Repairing peoples credit is a big business and will continue to grow to unimaginable levels in the years, even months, to come. You may have seen the ads or heard the pitches for many credit repair companies. All your bad debts and derogatory information disappears and your scores shoots sky-high….for one upfront cost! Well… not exactly.
Here’s how it works:
Most trade lines on your credit report will report virtually the same way when you are late. A penalty and drop in score when you hit 30 days late, 60 days late, and 90 days late. After those debts pass the 90 day milestone, they will typically be passed on to a third party debt collector or collection agency (they buy them for pennies on the dollar). Like we covered in the short sale or pre foreclosure post, 90 days past due is about as bad as it gets… after that your debts “move to another realm”. This is where the majority of credit repair specialists “live”. They’ll come in and “dispute” one or more line items on your credit report, when, done properly allows your score to take a quick jump, as well as opens up a window of opportunity for you to get a mortgage, or do what you need to do. Inevitably, unless you have a legitimate dispute with hardcore evidence to back that up, the line items will pop back up again. Believe it or not, credit repair companies can and usually do cause ore harm than good. When the last date “reported” or date of “last activity” by a creditor passes 5 years (judgements etc. 7-10) they must drop off your report. When the repair companies go around messing with items improperly, it causes the line items to essentially “refresh” themselves, resetting that timeline. Don’t fall into this trap.
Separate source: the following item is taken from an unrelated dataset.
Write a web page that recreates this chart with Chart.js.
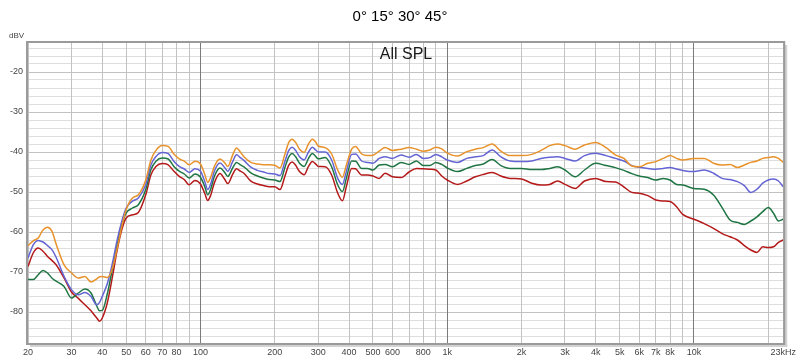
<!DOCTYPE html>
<html>
<head>
<meta charset="utf-8">
<script src="https://cdn.jsdelivr.net/npm/chart.js@4"></script>
<style>
  html, body { margin: 0; padding: 0; background: #fff; }
  #wrap { width: 800px; height: 361px; }
</style>
</head>
<body>
<div id="wrap"><canvas id="splChart" width="800" height="361"></canvas></div>
<script>
// Frequencies (Hz) the curves were read at
const freqs = [
  20, 21, 22, 23, 24, 25, 26, 28, 30, 32, 34, 36, 38, 39, 40, 42, 44, 46, 48, 50, 53, 56, 60, 63, 66, 70, 74, 78, 82, 86, 90, 95,
  100, 104, 107, 110, 114, 120, 125, 129, 135, 140, 145, 150, 160, 170, 180, 190, 200, 210, 220, 228, 235, 243, 252, 263, 274, 284, 292, 300,
  320, 340, 360, 376, 390, 410, 425, 450, 475, 500, 530, 560, 600, 650, 700, 750, 800, 850, 900, 950,
  1000, 1100, 1200, 1300, 1400, 1520, 1650, 1800, 2000, 2200, 2400, 2600, 2800, 3000, 3300, 3600, 4000, 4400, 4800, 5200,
  5600, 6000, 6500, 7000, 7500, 8000, 8500, 9000, 10000, 11000, 12000, 13000, 14000, 15000, 16000, 17000, 18000, 19000, 20000, 21000, 22000, 23000
];

// SPL in dBV per angle
const spl0 = [
  -63.4, -62.2, -61.5, -59.5, -58.8, -59.8, -63, -68.2, -70.2, -71.5, -71.1, -72.5, -71.7, -71.2, -71.1, -71.4, -69, -64, -58.6, -54.4, -51.5, -50.7, -47, -42, -39.6, -38.4, -38.6, -40.5, -41.7, -42.3, -43.2, -42.3,
  -43, -45.5, -47.6, -46.3, -43.5, -41.75, -42.6, -43.6, -40.8, -39, -40, -41.2, -42.6, -43, -43.2, -43.2, -43.3, -44, -40.5, -37.6, -36.8, -37.6, -39.3, -40.1, -38, -36.8, -37.4, -38.5,
  -38.9, -40.5, -44.5, -46.3, -43.3, -39.3, -38.6, -40.5, -40.9, -40.8, -39.8, -38.9, -39.6, -39.3, -38.9, -39.3, -39.8, -39.5, -38.8, -39.2,
  -40.3, -41, -39.9, -39.3, -38.9, -38, -39.8, -40.9, -40.9, -40.6, -39.6, -38.4, -38, -38.4, -39.3, -38.25, -37.6, -38.9, -40.7, -41.6,
  -43.5, -43.7, -42.8, -42.4, -41.6, -40.9, -41.6, -42, -41.6, -41.6, -42.8, -43.25, -43.1, -43.9, -43.25, -42.6, -42.25, -41.6, -41.4, -41.2, -41.6, -42.6
];
const spl15 = [
  -66.5, -63.2, -62.1, -62.5, -63.4, -64.4, -66.3, -71.1, -74.4, -75.7, -75.1, -76.1, -78.2, -77.6, -76.1, -72.75, -67.75, -61.9, -57.3, -54, -52.3, -51.5, -48.2, -43.2, -41.1, -40.1, -40.4, -42.3, -43.6, -44.25, -45.1, -44.2,
  -44.8, -47.3, -49.4, -48, -44.7, -42.75, -43.8, -44.8, -42.4, -40.7, -41.4, -42.1, -43.8, -44.6, -45, -45.4, -45.5, -45.9, -42.3, -39.6, -38.8, -39.6, -41.2, -42, -40, -38.8, -39.4, -40,
  -40, -42, -46.6, -48.1, -44.9, -40.6, -40.5, -42.25, -42.6, -42.8, -41.6, -41.2, -41.6, -40.75, -41.3, -40.6, -41.6, -41.4, -40.6, -41.2,
  -42, -42.6, -41.6, -41.2, -40.9, -39.5, -41.2, -42.25, -42.4, -42.25, -41.6, -41.3, -41.2, -41.6, -42.25, -40.9, -40.3, -40.9, -41.6, -42.25,
  -43.4, -43.8, -44.1, -44.3, -44.1, -43.9, -44.25, -44.6, -44.9, -44.5, -45.3, -46.6, -46.9, -47.4, -48.4, -50.1, -49.3, -47.8, -47, -46.75, -47.25, -48.7
];
const spl30 = [
  -71.9, -71.9, -70.7, -69.6, -70.25, -71.5, -72.3, -73.6, -76.5, -75.25, -74.25, -75.25, -78.5, -79.7, -79.6, -75.25, -69, -63.2, -58.2, -55.25, -54, -53.2, -49.4, -44.4, -42.3, -41.5, -41.75, -43.6, -44.8, -45.5, -46.5, -45.5,
  -46.3, -48.6, -50.7, -49.3, -46, -44, -45, -46.1, -44, -42.6, -43.2, -43.7, -45.2, -46, -46.5, -46.9, -47, -47.4, -43.8, -41.2, -40.4, -41.2, -42.8, -43.6, -41.6, -40.4, -41, -41.7,
  -41.4, -43.7, -48.25, -49.9, -46.6, -42.25, -42.3, -44.1, -44.1, -44.5, -43.25, -43.1, -43.7, -42.6, -43.1, -42.25, -43.4, -43.4, -42.6, -43.1,
  -44, -44.9, -44.1, -43.4, -43, -41.9, -43.4, -44.1, -44.1, -44.4, -44.4, -44.1, -43.7, -44.5, -46.2, -44.5, -42.8, -43.4, -43.9, -44.6,
  -45.4, -46, -46.4, -47, -46.6, -47, -48.1, -48.25, -49.1, -49.3, -50.75, -53.9, -57, -57.6, -58.1, -57.25, -56.2, -54.9, -53.9, -55.3, -57.25, -56.8
];
const spl45 = [
  -68.6, -65.25, -64, -64.8, -66.1, -67.1, -68.2, -71.5, -75, -76.6, -78.2, -79.7, -81.5, -82.3, -81.5, -77.5, -71.1, -64.4, -59.4, -56.5, -55.7, -55.1, -50.7, -45.7, -43.6, -42.9, -43.2, -44.8, -46.1, -46.9, -48.2, -47.1,
  -48, -50.3, -52.1, -50.8, -47.6, -45.4, -46.7, -47.9, -45.6, -44.2, -44.8, -45.3, -47.3, -48, -48.4, -48.7, -48.7, -49.4, -46, -43.3, -42.5, -43.3, -44.9, -45.7, -43.6, -42.4, -42.9, -43.6,
  -43.7, -45.75, -50.3, -52.2, -48.7, -44.1, -44.2, -45.75, -45.75, -46, -46.6, -45.3, -46.2, -46.4, -45, -44.1, -44.2, -44.3, -44.5, -46,
  -47, -48.1, -47.25, -46.2, -45.6, -45.1, -46, -46.6, -46.75, -47.8, -48.25, -48.1, -47.25, -48.1, -49.1, -47.25, -46.6, -47.4, -47.5, -48.75,
  -50.1, -50.3, -50.9, -52, -52.25, -52.4, -53.7, -55.6, -56.8, -57.9, -59.1, -60.4, -61.2, -62, -63.4, -64.5, -65.1, -63.7, -63.9, -63.7, -62.6, -62
];

// Axis ticks
const xTicks = [20, 30, 40, 50, 60, 70, 80, 90, 100, 200, 300, 400, 500, 600, 700, 800, 900,
  1000, 2000, 3000, 4000, 5000, 6000, 7000, 8000, 9000, 10000, 20000, 23000];
const xTickLabels = ['20', '30', '40', '50', '60', '70', '80', '', '100', '200', '300', '400', '500', '600', '', '800', '',
  '1k', '2k', '3k', '4k', '5k', '6k', '7k', '8k', '', '10k', '', '23kHz'];
const yTicks = [-86, -84, -82, -80, -78, -76, -74, -72, -70, -68, -66, -64, -62, -60, -58, -56, -54, -52, -50,
  -48, -46, -44, -42, -40, -38, -36, -34, -32, -30, -28, -26, -24, -22, -20, -18, -16, -14];
const decades = [100, 1000, 10000];

function makeSeries(label, values, color) {
    return {
        label: label,
        data: freqs.map((f, i) => ({ x: f, y: values[i] })),
        borderColor: color,
        backgroundColor: color,
        borderWidth: 1.5,
        pointRadius: 0,
        cubicInterpolationMode: 'monotone',
        fill: false
    };
}

// Title, unit and inner label, plus the sunken frame round the plot
const decorPlugin = {
    id: 'decor',
    afterDraw(chart) {
        const { ctx, chartArea: a } = chart;
        ctx.save();

        // frame shadow
        ctx.fillStyle = '#d2d2d2';
        ctx.fillRect(a.right + 1, a.top + 2, 3, a.bottom - a.top + 2);
        ctx.fillRect(a.left + 2, a.bottom + 1, a.right - a.left + 2, 3);
        ctx.strokeStyle = '#9a9a9a';
        ctx.lineWidth = 2;
        ctx.strokeRect(a.left - 1, a.top - 1, a.right - a.left + 2, a.bottom - a.top + 2);

        ctx.fillStyle = '#000';
        ctx.textAlign = 'center';
        ctx.textBaseline = 'middle';
        ctx.font = '15px "Liberation Sans", Arial, sans-serif';
        ctx.fillText('0° 15° 30° 45°', 400, 17);

        ctx.fillStyle = '#1a1a1a';
        ctx.font = '16px "Liberation Sans", Arial, sans-serif';
        ctx.fillText('All SPL', 406, 55);

        ctx.fillStyle = '#444';
        ctx.font = '8px "Liberation Sans", Arial, sans-serif';
        ctx.textAlign = 'left';
        ctx.fillText('dBV', 9, 36);
        ctx.restore();
    }
};

new Chart(document.getElementById('splChart'), {
    type: 'line',
    data: {
        datasets: [
            makeSeries('0°', spl0, '#e8922c'),
            makeSeries('15°', spl15, '#6464d4'),
            makeSeries('30°', spl30, '#1f7543'),
            makeSeries('45°', spl45, '#b41a1a')
        ]
    },
    options: {
        responsive: false,
        animation: false,
        devicePixelRatio: 1,
        layout: { padding: { top: 43, right: 13, left: 0, bottom: 0 } },
        plugins: {
            legend: { display: false },
            tooltip: { enabled: false },
            title: { display: false }
        },
        scales: {
            x: {
                type: 'logarithmic',
                min: 20,
                max: 23000,
                afterBuildTicks: (scale) => { scale.ticks = xTicks.map(v => ({ value: v })); },
                afterFit: (scale) => { scale.height = 18; },
                border: { display: false },
                grid: {
                    z: -1,
                    drawTicks: false,
                    lineWidth: 1,
                    color: (ctx) => decades.includes(ctx.tick && ctx.tick.value) ? '#7a7a7a' : '#c2c2c2'
                },
                ticks: {
                    autoSkip: false,
                    maxRotation: 0,
                    padding: 4,
                    color: '#444',
                    font: { family: '"Liberation Sans", Arial, sans-serif', size: 9 },
                    callback: (value, index) => xTickLabels[index]
                }
            },
            y: {
                min: -87.75,
                max: -12.75,
                afterBuildTicks: (scale) => { scale.ticks = yTicks.map(v => ({ value: v })); },
                afterFit: (scale) => { scale.width = 28; },
                border: { display: false },
                grid: {
                    z: -2,
                    drawTicks: false,
                    lineWidth: 1,
                    color: (ctx) => (ctx.tick && ctx.tick.value % 10 === 0) ? '#c2c2c2' : '#dedede'
                },
                ticks: {
                    autoSkip: false,
                    padding: 5,
                    color: '#444',
                    font: { family: '"Liberation Sans", Arial, sans-serif', size: 9 },
                    callback: (value) => value % 10 === 0 ? String(value) : ''
                }
            }
        }
    },
    plugins: [decorPlugin]
});
</script>
</body>
</html>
So what about debt consolidation? Big NO NO. What this does is roll all your balances into one large account. So you have now updated the last activity on many accounts that may have potentially been harmful, or due to “drop off”. Then you have proceeded to roll them into on big “bad” line item (you need to keep your debt to income ratio, or dti, below 15%. i.e. A $50,000 credit card should carry a balance of no more than $7,500. for any one monthly cycle. This is for optimum scoring). When you take all your debts and roll them into one trade line, that trade line is essentially “maxed out” which is devastating for you score and borrowing ability. Let’s all talk about this some more, as there are MANY interesting ins and outs of building and repairing credit PROPERLY. I’ll release more information on this beyond the basics in a group discussion.
Had this happen to me. I did the “debt consolidation” program that was supposed to help me pay down my debts. Well, effectively the interest rate was lower, but had I applied the same dollar amount paid each month to my credit card companies, the interest paid would have been the same. Also had “fees” to pay for the debt cons. service. It screwed my credit for four years, as my balance due always matched my balance owed. 100% dti…just like you said…wtf. Its done and gone now, won’t do that again.